▶ _Supplied data_:

──────

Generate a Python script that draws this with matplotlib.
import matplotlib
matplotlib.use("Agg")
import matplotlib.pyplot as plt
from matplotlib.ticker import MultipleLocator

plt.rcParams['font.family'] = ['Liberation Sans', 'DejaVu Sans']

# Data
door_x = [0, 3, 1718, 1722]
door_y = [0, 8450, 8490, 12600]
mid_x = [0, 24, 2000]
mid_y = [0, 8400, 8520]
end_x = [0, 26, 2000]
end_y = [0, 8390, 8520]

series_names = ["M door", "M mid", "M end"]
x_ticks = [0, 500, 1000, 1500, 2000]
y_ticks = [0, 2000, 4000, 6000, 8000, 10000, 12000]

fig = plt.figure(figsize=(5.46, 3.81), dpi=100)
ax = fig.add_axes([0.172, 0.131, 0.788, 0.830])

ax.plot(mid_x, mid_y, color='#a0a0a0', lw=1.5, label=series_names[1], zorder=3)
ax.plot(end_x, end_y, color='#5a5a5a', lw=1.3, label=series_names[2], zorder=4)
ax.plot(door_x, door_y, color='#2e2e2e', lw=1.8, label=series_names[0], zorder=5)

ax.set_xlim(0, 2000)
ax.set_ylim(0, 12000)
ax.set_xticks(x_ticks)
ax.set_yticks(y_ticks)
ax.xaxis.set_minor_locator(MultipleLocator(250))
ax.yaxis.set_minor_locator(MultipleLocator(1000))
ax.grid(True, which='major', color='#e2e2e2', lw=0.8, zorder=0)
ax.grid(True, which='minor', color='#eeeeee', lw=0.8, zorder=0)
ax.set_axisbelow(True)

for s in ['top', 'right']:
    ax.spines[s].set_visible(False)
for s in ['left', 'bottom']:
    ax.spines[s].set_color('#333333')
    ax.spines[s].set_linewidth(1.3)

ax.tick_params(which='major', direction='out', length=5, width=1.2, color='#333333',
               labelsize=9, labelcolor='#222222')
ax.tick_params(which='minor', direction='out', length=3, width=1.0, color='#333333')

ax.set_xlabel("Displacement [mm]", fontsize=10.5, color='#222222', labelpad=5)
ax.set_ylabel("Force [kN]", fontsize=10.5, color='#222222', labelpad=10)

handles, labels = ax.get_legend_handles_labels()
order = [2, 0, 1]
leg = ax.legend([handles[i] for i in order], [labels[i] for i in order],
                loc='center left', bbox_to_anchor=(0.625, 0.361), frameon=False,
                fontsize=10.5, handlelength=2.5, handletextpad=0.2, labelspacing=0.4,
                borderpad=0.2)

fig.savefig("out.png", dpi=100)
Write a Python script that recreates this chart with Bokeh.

──────

Reproduce every line of the data verbatim.

Generate a Python script that draws this with matplotlib.
import matplotlib
matplotlib.use("Agg")
import matplotlib.pyplot as plt
from matplotlib.ticker import MultipleLocator

plt.rcParams['font.family'] = ['Liberation Sans', 'DejaVu Sans']

# Data
door_x = [0, 3, 1718, 1722]
door_y = [0, 8450, 8490, 12600]
mid_x = [0, 24, 2000]
mid_y = [0, 8400, 8520]
end_x = [0, 26, 2000]
end_y = [0, 8390, 8520]

series_names = ["M door", "M mid", "M end"]
x_ticks = [0, 500, 1000, 1500, 2000]
y_ticks = [0, 2000, 4000, 6000, 8000, 10000, 12000]

fig = plt.figure(figsize=(5.46, 3.81), dpi=100)
ax = fig.add_axes([0.172, 0.131, 0.788, 0.830])

ax.plot(mid_x, mid_y, color='#a0a0a0', lw=1.5, label=series_names[1], zorder=3)
ax.plot(end_x, end_y, color='#5a5a5a', lw=1.3, label=series_names[2], zorder=4)
ax.plot(door_x, door_y, color='#2e2e2e', lw=1.8, label=series_names[0], zorder=5)

ax.set_xlim(0, 2000)
ax.set_ylim(0, 12000)
ax.set_xticks(x_ticks)
ax.set_yticks(y_ticks)
ax.xaxis.set_minor_locator(MultipleLocator(250))
ax.yaxis.set_minor_locator(MultipleLocator(1000))
ax.grid(True, which='major', color='#e2e2e2', lw=0.8, zorder=0)
ax.grid(True, which='minor', color='#eeeeee', lw=0.8, zorder=0)
ax.set_axisbelow(True)

for s in ['top', 'right']:
    ax.spines[s].set_visible(False)
for s in ['left', 'bottom']:
    ax.spines[s].set_color('#333333')
    ax.spines[s].set_linewidth(1.3)

ax.tick_params(which='major', direction='out', length=5, width=1.2, color='#333333',
               labelsize=9, labelcolor='#222222')
ax.tick_params(which='minor', direction='out', length=3, width=1.0, color='#333333')

ax.set_xlabel("Displacement [mm]", fontsize=10.5, color='#222222', labelpad=5)
ax.set_ylabel("Force [kN]", fontsize=10.5, color='#222222', labelpad=10)

handles, labels = ax.get_legend_handles_labels()
order = [2, 0, 1]
leg = ax.legend([handles[i] for i in order], [labels[i] for i in order],
                loc='center left', bbox_to_anchor=(0.625, 0.361), frameon=False,
                fontsize=10.5, handlelength=2.5, handletextpad=0.2, labelspacing=0.4,
                borderpad=0.2)

fig.savefig("out.png", dpi=100)
Write a Python script that recreates this chart with Bokeh.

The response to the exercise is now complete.